The route also gives Chad the chance to capitalize on its plentiful green area in the south and livestock potential. Ahead of the route’s completion — which may take some time — Egyptian private sector players are already coordinating on opening livestock farms and slaughterhouses in the country, according to El Wazir.

Dairy and cheese cooperation is also part of the plan, with Egyptian companies using the link as a springboard to start milk processing factories and cheese factories. There’s potential to really add value by using Egyptian expertise to develop the capacity in Chad to turn milk into infant formula. And where there’s cows, there’s leather, which could open cooperation for tanned leather and leather product production.

The Chad-Egypt land route is just part of a larger plan with much more important implications. The most optimistic of which is an African Continental Freetrade Area working towards mirroring the economic weight of the European Union, which necessitates the efficient and freetravel of goods and capital across the continent through roads, railways, and maritime links connecting each country of the continent.

Progress on building physical infrastructure connecting nations has been made — but at a much slower place than planned. Since 1971, the United Nations Economic Commission for Africa-initiated Trans-African Highway project has completed about 20% of the planned 57k kilometer road network. The nine highways crisscrossing the continent and connecting Cairo all the way down to Cape Town in the south and Dakar in the west were envisaged as an obvious way to boost trade and alleviate poverty — so the question is, what happened?

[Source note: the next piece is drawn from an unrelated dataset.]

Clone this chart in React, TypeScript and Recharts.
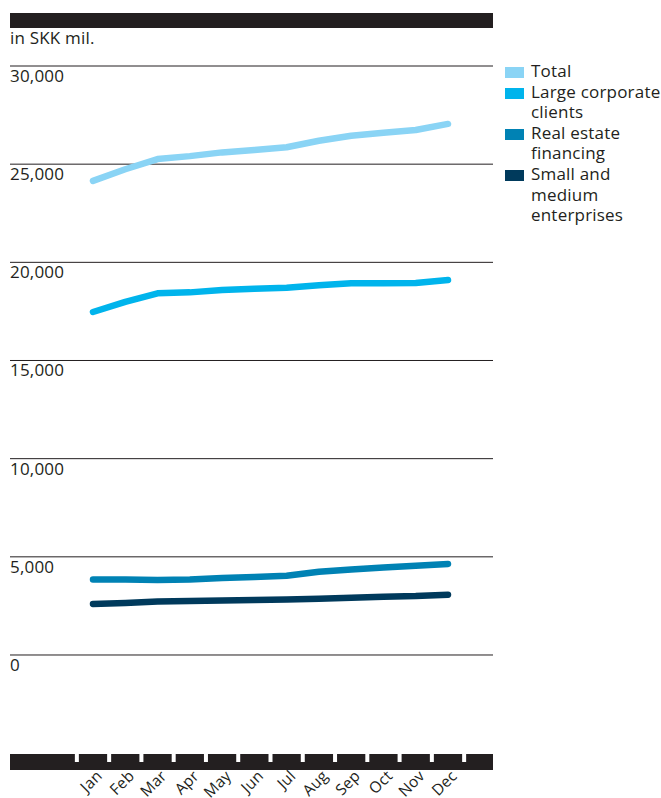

At present, it’s said that it’s cheaper and faster to ship a container from Shanghai to Mombasa than it is to move the same container from Mogadishu to Mombasa. Cairo’s relationship with many other African nations is the same, with imports from outside the continent outweighing imports from Africa at quite dramatic ratios.

Just 16 of the 52 African countries source more than 0.5% of their intermediate goods from within Africa. Despite all sitting on the same continent, imports from outside Africa are often cheaper — a fact that the African Union, African Development Bank, and many others are trying to change.

Intra-African trade accounts for around 15-18% of total trade, compared to 68% within Europe, according to the United Nation Conference on Trade and Development. Asia, which has geographic and political complications of its own, sees intra-continental trade account for 59% of total trade.

Looking at Egypt specifically, only 2.2% of our total imports in 2024 were from nations in the African Union, led by copper from the Democratic Republic of Congo. Exports to African Union nations makes up a much larger proportion at 17.2%, but this mostly due to exports to our North African neighbours, with non-Arab African countries accounting for around 3% of total exports.

Much of the problem stems from colonial-era infrastructure works being designed for extraction not integration. Roads and railways ran from the mine to the port, or from the plantation to the sea — they were never designed to link African capitals to one another. And following the end of colonial rule, the ways countries’ economies and urban centres developed geographically was often informed by this existing infrastructure, which happened at varying degrees depending on the country.

Security has been, and continues to drag on interconnectivity projects, with a civil war in Libya until only a few years back preventing any large scale logistics projects in the country. Other countries across the continent have also gone through or are currently experiencing conflict, preventing the building of additional trade networks and haulage companies veering away because of the lack of a properly insured route.

It also all comes at a cost — and the continent is yet to secure the necessary backing. Out of the USD 130-170 bn a year in infrastructure financing the African Development Bank thinks we need to hit its targets for the continent — which faces a roughly USD 96 bn financing gap — logistics infrastructure is a big part. Road, ports, and other logistics infrastructure needs a lower estimate of USD 35 bn and higher estimate of USD 47 bn per year to realize the development bank’s vision for a more interconnected region that will in turn boost the economy.